I: Has cosplay helped you explore or affirm your gender identity? Was there a moment when you felt particularly aligned with yourself thanks to a cosplay?
Regulus Black. Despite all the issues linked to the fandom the character comes from—and my own experiences in it—it was the first time someone compared me to a boy. That moment sparked not just my cosplay account, but also my journey with gender. Cosplay brought something to light that I had buried really deep.
I: What role does music play in your life and identity? Are there any queer artists who particularly inspire you?
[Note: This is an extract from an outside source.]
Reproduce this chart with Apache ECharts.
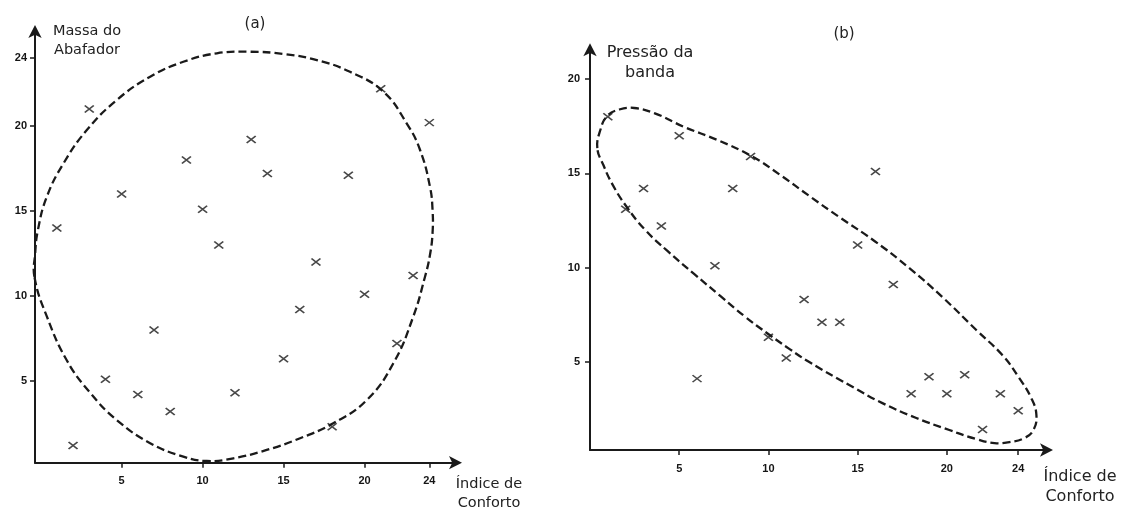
<!DOCTYPE html>
<html>
<head>
<meta charset="utf-8">
<script src="https://cdn.jsdelivr.net/npm/echarts@6/dist/echarts.min.js"></script>
<style>
html,body{margin:0;padding:0;background:#fff;}
#chart{width:1121px;height:510px;}
</style>
</head>
<body>
<div id="chart"></div>
<script>
// Índice de Conforto (subjects 1..24)
const indiceConforto = [1,2,3,4,5,6,7,8,9,10,11,12,13,14,15,16,17,18,19,20,21,22,23,24];
// (a) Massa do Abafador
const massaAbafador = [14, 1.2, 21, 5.1, 16, 4.2, 8, 3.2, 18, 15.1, 13, 4.3, 19.2, 17.2, 6.3, 9.2, 12, 2.3, 17.1, 10.1, 22.2, 7.2, 11.2, 20.2];
// (b) Pressão da banda
const pressaoBanda = [18, 13.1, 14.2, 12.2, 17, 4.1, 10.1, 14.2, 15.9, 6.3, 5.2, 8.3, 7.1, 7.1, 11.2, 15.1, 9.1, 3.3, 4.2, 3.3, 4.3, 1.4, 3.3, 2.4];

// dashed contour (a) (closed loop)
const contourAX = [-0.38, 0.38, 1.62, 3.06, 4.7, 6.76, 8.81, 10.26, 11.9, 13.96, 16.02, 18.07, 20.14, 21.78, 23.0, 23.73, 24.04, 24.2, 24.2, 24.04, 23.43, 22.6, 21.16, 19.1, 17.05, 14.99, 12.93, 10.88, 8.81, 6.76, 4.7, 2.85, 1.41, 0.38, -0.17, -0.34];
const contourAY = [11.1, 8.8, 6.2, 4.3, 2.7, 1.34, 0.55, 0.29, 0.45, 0.94, 1.63, 2.51, 3.88, 6.04, 8.76, 11.12, 12.41, 13.71, 15.06, 16.43, 18.59, 20.16, 22.02, 23.19, 23.88, 24.24, 24.37, 24.28, 23.78, 22.9, 21.53, 19.76, 17.8, 15.84, 13.88, 12.5];

// dashed contour (b) (closed loop)
const contourBX = [0.41, 0.58, 0.97, 1.64, 2.48, 3.6, 5.29, 7.14, 9.04, 10.67, 12.29, 13.97, 15.94, 17.9, 19.75, 21.65, 23.11, 24.06, 24.73, 25.02, 24.85, 24.34, 23.51, 22.67, 21.65, 20.14, 18.29, 16.39, 14.53, 12.29, 11.17, 9.99, 8.65, 7.3, 5.85, 4.34, 3.05, 1.98, 1.25, 0.75];
const contourBY = [16.34, 17.3, 18.05, 18.39, 18.47, 18.2, 17.46, 16.77, 15.92, 14.91, 13.8, 12.68, 11.41, 9.97, 8.43, 6.68, 5.35, 4.13, 3.07, 2.17, 1.37, 0.94, 0.73, 0.68, 0.89, 1.37, 2.01, 2.8, 3.76, 4.98, 5.68, 6.47, 7.42, 8.49, 9.65, 10.88, 12.04, 13.32, 14.43, 15.44];

// tick labels
const ticksAX = [5, 10, 15, 20, 24];
const ticksAY = [5, 10, 15, 20, 24];
const ticksBX = [5, 10, 15, 20, 24];
const ticksBY = [5, 10, 15, 20];

const pairs = (xs, ys) => xs.map((x, i) => [x, ys[i]]);

const INK = '#1a1a1a';
const crossPath = 'path://M0,0L10,8M10,0L0,8';

function axis(min, max, ticks, margin) {
  return {
    type: 'value', min: min, max: max,
    splitLine: {show: false},
    axisLine: {show: true, onZero: false, lineStyle: {color: INK, width: 2},
      symbol: ['none', 'arrow'], symbolSize: [10, 13], symbolOffset: [0, 5]},
    axisTick: {show: true, inside: false, length: 5, customValues: ticks, lineStyle: {color: INK, width: 1.5}},
    axisLabel: {show: true, customValues: ticks, margin: margin, color: '#151515',
      fontFamily: 'Liberation Sans', fontWeight: 'bold', fontSize: 11}
  };
}

function contourSeries(idx, xs, ys) {
  return {
    type: 'custom', xAxisIndex: idx, yAxisIndex: idx, silent: true, clip: false,
    data: [[xs[0], ys[0]]],
    renderItem: function (params, api) {
      const pts = xs.map((x, i) => api.coord([x, ys[i]]));
      return {
        type: 'polygon',
        shape: {points: pts, smooth: 0.45},
        style: {fill: 'none', stroke: INK, lineWidth: 2.3, lineDash: [8, 4]}
      };
    }
  };
}

const chart = echarts.init(document.getElementById('chart'), null, {renderer: 'canvas'});
const nameA = {fontFamily: 'DejaVu Sans', fontSize: 14.5, fill: '#222', align: 'center', lineHeight: 19};
const nameB = {fontFamily: 'DejaVu Sans', fontSize: 16, fill: '#222', align: 'center', lineHeight: 20};

chart.setOption({
  animation: false,
  backgroundColor: '#ffffff',
  grid: [
    {left: 35, top: 30, width: 422, height: 432.7},
    {left: 590, top: 48.3, width: 458, height: 401.7}
  ],
  xAxis: [
    Object.assign(axis(-0.35, 25.71, ticksAX, 13), {gridIndex: 0}),
    Object.assign(axis(0, 25.67, ticksBX, 13), {gridIndex: 1})
  ],
  yAxis: [
    Object.assign(axis(0.19, 25.65, ticksAY, 8), {gridIndex: 0}),
    Object.assign(axis(0.31, 21.64, ticksBY, 10), {gridIndex: 1})
  ],
  graphic: [
    {type: 'text', x: 255, y: 17, style: {text: '(a)', fontFamily: 'DejaVu Sans', fontSize: 15, fill: '#222', align: 'center'}},
    {type: 'text', x: 844, y: 27, style: {text: '(b)', fontFamily: 'DejaVu Sans', fontSize: 15, fill: '#222', align: 'center'}},
    {type: 'text', x: 87, y: 22, style: Object.assign({text: 'Massa do\nAbafador'}, nameA)},
    {type: 'text', x: 650, y: 43, style: Object.assign({text: 'Pressão da\nbanda'}, nameB)},
    {type: 'text', x: 489, y: 475, style: Object.assign({text: 'Índice de\nConforto'}, nameA)},
    {type: 'text', x: 1080, y: 467, style: Object.assign({text: 'Índice de\nConforto'}, nameB)}
  ],
  series: [
    contourSeries(0, contourAX, contourAY),
    contourSeries(1, contourBX, contourBY),
    {type: 'scatter', xAxisIndex: 0, yAxisIndex: 0, data: pairs(indiceConforto, massaAbafador),
      symbol: crossPath, symbolSize: [9, 7],
      itemStyle: {color: 'rgba(0,0,0,0)', borderColor: INK, borderWidth: 1.6}},
    {type: 'scatter', xAxisIndex: 1, yAxisIndex: 1, data: pairs(indiceConforto, pressaoBanda),
      symbol: crossPath, symbolSize: [9, 7],
      itemStyle: {color: 'rgba(0,0,0,0)', borderColor: INK, borderWidth: 1.6}}
  ]
});
</script>
</body>
</html>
I have a really strong and complicated relationship with music. I’m kind of the cliché of the rocker dad passing down his music taste. Apparently, my mom used to put headphones on her belly to play Evanescence when I was in the womb—it calmed me down. Music has been with me forever. I don’t play any instruments, unfortunately, even though I’ve always wanted to—especially the drums. I also did choir in middle school. Music is everywhere in my life—I can’t live without it. It’s the foundation of my survival, of my art in general, of how I see the world, of my identity. It’s this floating, enveloping art form, and I’m in love with music. One day, when I have the time and money, I’ll take drum lessons. That’s my dream. Until then, I catch myself drumming on stuff without realizing it when I’m working or thinking. But one day, I’ll do it for real.
I: Are there any songs or albums that really impacted you in your personal journey?
I’m a big-time depressive, so Use Your Illusion by Guns N’ Roses hit hard. Civil War was my first real moment of political awakening—that’s when a lot clicked for me. It lit a fire in my story, gave me a way to express my values. I’ve always loved rock—Bowie, Radiohead. It all started with Creep, that feeling of not belonging, of not being in the right place. I’m totally obsessed—they’re my favorite band. They hit you like a punch. I also listen to Red Hot Chili Peppers, Twenty One Pilots, Inhaler, Jeff Buckley, Hozier—especially Wasteland, Baby! An album that defined my whole high school experience was That’s the Spirit by Bring Me The Horizon.
I: If you had to associate one song with your identity or your journey, which one would it be, and why?
One track that really speaks to me is Product of My Own Design by Artio. It talks openly about being trans—it’s not pure punk, but it’s super powerful. I see myself completely in it. It’s incredibly empowering. It gives me strength.